The extremely high regard for Tiffany & Co.’s quality and innovation was exemplified in 1896 when Cardinal Francesco Satolli, the first Apostolic delegate to the United States visited New York.  On October 14 Archbishop Michael Corrigan escorted the former Papal Delegate on a sightseeing trip around Manhattan, which included impressive stops like the American Institute Fair at Madison Square Garden.  But, according to The Sun, their first visit was to “Tiffany’s factory.”

Within the year Tiffany & Co.’s astounding success and resultant increased business were making the Prince Street plant insufficient.  On December 1 1897 the firm announced in The Sun “Having outgrown our manufacturing facilities both at our Prince Street works and in our Leather goods shop in Union Square, we have erected a new building at Forest Hill, Newark, N.J., with sufficient capacity to embrace both.”

Before Tiffany & Co. gave up its old factory, it set to work reclaiming the precious metals that had found their way into the floorboards over the decades.   The boards were pulled up, burned, and the molten silver and gold recovered.

The building became the property of Mary P. Moore, who resold it to confectioners Hawley & Hoops in November 1904.  In reporting the sale the Real Estate Record and Builders’ Guide noted “This is the old Tiffany factory property.”

The new owners commissioned architect Charles E. Reid to draw plans for $15,000 “worth of improvements.”  The Record and Guide reported these would include a five-story side extension “and several interior changes.”

John Savage Hawley was born in upstate New York, but had spent a great deal of time in Texas, Nevada and California.  He made a modest fortune in the lumber industry.  But when he returned to New York in 1870, he divested himself of his lumber interests and invested the funds in candy making with partner Herman Hoops. 

When they moved their candy factory into the “splendid five-story building,” they were employing up to 800 workers and were among the largest confectioners in the nation.   The company’s candies were marketed under the brand name “A No. 1” and from here they produced “plain and decorated creams, marshmallows, plain and fine chocolate creams, premium mixed candy, peerless vanilla chocolate, cream almonds, pralines and macaroons.”   Little boys were especially fond of the chocolate cigars.

Hawley & Hoops brought in the latest in candy-making machinery, some of which John Hawley designed.  He was responsible for the pressing machines that embossed chocolates into shapes—buffaloes, violins, smoking pipes and lobsters, for instance.

Hawley & Hoops remained in business until 1952.  That year Forrest Mars purchased the operation, merging it with his M & M Mars candy company.

Throughout the decades Nos. 53-55 Prince Street would be home to a variety of small manufacturers and businesses.  Its history as the workplace of some of the world’s most expert silversmiths and designers was slowly forgotten.
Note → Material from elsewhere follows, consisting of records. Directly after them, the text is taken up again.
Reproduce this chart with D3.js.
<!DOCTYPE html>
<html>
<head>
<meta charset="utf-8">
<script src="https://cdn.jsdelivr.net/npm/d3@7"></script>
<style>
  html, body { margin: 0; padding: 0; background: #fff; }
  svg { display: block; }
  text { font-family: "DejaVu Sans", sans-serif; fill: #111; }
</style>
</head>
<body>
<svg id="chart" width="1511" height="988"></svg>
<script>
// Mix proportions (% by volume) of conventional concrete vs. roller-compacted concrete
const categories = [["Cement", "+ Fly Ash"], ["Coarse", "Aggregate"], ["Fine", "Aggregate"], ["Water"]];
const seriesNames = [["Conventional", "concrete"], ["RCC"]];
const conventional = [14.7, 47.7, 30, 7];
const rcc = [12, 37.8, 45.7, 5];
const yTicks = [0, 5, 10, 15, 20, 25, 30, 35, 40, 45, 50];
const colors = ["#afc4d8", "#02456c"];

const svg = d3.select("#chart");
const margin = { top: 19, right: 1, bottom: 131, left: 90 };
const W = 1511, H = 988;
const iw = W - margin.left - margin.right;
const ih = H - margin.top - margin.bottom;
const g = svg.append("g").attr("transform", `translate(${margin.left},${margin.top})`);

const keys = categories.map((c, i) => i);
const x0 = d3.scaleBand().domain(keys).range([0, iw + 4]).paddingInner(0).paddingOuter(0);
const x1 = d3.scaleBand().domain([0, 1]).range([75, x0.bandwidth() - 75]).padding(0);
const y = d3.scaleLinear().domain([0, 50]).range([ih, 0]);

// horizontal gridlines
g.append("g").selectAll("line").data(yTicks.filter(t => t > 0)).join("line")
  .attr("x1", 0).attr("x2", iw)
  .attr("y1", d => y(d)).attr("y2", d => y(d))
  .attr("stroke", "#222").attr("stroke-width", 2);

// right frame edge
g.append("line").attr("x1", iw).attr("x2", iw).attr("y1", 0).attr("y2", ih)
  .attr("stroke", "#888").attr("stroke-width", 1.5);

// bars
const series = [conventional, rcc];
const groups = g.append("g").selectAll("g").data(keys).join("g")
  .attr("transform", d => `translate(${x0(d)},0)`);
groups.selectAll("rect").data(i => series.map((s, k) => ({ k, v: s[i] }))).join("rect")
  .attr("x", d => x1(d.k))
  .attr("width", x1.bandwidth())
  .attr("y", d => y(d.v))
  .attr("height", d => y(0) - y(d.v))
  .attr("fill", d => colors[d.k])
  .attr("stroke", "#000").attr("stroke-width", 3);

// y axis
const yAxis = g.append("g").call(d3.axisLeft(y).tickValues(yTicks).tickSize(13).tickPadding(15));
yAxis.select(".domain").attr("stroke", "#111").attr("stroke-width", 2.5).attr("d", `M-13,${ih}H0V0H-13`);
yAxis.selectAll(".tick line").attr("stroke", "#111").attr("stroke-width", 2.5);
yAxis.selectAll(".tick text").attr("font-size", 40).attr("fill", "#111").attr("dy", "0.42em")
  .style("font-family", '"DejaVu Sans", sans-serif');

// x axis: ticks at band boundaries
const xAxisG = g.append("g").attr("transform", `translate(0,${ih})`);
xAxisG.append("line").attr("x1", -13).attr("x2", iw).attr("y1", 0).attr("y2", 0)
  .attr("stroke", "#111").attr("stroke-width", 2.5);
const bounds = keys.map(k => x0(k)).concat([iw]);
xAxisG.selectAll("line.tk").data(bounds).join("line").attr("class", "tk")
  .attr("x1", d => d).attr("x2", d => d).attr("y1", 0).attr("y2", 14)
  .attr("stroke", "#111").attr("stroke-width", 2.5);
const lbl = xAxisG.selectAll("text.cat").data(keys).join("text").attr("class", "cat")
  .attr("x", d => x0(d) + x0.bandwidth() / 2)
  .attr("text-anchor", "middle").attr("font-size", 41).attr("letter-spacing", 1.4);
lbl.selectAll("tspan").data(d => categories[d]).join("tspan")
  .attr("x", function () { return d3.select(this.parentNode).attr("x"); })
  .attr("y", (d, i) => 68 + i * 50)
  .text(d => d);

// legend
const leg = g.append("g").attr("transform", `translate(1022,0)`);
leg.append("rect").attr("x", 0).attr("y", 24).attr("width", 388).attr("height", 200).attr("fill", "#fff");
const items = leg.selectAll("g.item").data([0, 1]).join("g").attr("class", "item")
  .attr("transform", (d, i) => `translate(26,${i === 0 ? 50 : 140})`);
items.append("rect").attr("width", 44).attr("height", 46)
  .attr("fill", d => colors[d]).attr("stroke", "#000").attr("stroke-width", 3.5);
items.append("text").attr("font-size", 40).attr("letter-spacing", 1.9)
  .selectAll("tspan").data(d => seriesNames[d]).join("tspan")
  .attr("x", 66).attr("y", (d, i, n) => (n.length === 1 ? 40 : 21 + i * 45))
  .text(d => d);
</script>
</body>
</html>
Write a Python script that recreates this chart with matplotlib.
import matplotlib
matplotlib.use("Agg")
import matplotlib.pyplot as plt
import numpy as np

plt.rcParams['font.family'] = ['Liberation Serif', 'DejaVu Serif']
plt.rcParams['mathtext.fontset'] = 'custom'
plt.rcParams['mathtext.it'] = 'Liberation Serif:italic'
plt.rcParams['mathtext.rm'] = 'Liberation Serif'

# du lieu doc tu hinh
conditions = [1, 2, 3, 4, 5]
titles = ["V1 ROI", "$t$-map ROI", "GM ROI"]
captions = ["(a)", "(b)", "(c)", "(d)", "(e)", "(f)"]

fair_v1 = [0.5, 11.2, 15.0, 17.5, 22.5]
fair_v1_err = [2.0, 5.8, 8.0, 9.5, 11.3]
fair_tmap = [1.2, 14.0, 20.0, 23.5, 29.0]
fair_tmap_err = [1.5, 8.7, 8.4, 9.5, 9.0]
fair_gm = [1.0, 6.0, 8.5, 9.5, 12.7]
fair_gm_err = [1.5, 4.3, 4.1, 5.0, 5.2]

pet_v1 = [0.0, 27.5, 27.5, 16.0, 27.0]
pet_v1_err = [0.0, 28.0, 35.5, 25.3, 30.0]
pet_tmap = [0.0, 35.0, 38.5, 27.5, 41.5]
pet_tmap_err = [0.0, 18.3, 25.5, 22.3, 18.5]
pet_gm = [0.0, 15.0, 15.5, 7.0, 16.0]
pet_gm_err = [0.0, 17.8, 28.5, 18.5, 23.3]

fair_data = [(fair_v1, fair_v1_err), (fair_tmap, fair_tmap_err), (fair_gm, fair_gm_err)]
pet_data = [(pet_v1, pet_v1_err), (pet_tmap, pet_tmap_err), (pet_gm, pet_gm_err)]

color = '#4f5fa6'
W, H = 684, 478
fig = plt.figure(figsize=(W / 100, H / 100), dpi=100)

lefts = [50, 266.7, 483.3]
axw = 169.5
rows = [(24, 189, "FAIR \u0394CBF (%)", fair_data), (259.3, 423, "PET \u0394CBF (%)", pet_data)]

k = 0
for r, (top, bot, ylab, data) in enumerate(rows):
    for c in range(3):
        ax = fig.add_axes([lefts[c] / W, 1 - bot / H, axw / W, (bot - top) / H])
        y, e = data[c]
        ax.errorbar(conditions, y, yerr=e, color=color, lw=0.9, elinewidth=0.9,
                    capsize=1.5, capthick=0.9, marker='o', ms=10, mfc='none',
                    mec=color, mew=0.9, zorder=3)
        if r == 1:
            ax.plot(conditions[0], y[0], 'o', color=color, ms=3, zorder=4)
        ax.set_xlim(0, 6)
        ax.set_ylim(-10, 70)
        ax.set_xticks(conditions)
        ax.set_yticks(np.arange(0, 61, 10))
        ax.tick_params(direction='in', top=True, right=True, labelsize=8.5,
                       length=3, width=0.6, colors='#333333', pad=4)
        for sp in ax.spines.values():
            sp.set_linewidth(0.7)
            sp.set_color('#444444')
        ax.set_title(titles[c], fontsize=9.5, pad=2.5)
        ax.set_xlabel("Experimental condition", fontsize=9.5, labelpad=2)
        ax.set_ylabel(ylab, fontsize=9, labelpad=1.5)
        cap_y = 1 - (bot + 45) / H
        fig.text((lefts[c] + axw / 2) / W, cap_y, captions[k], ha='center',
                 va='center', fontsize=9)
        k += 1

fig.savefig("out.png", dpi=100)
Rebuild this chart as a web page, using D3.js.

Then, in 1982 as the Soho neighborhood was transformed by artists into one of galleries and studios, the upper floors were converted to “joint living-working quarters for artists” and the ground floor became an art studio and store.  The conversion was completed in 1985.

Today the handsome factory building is home to E. R. Butler & Co, manufacturers of architectural hardware.  The firm has sympathetically restored the façade, which appears much as it did when some of the world’s most sophisticated and expensive silver pieces were designed and manufactured here.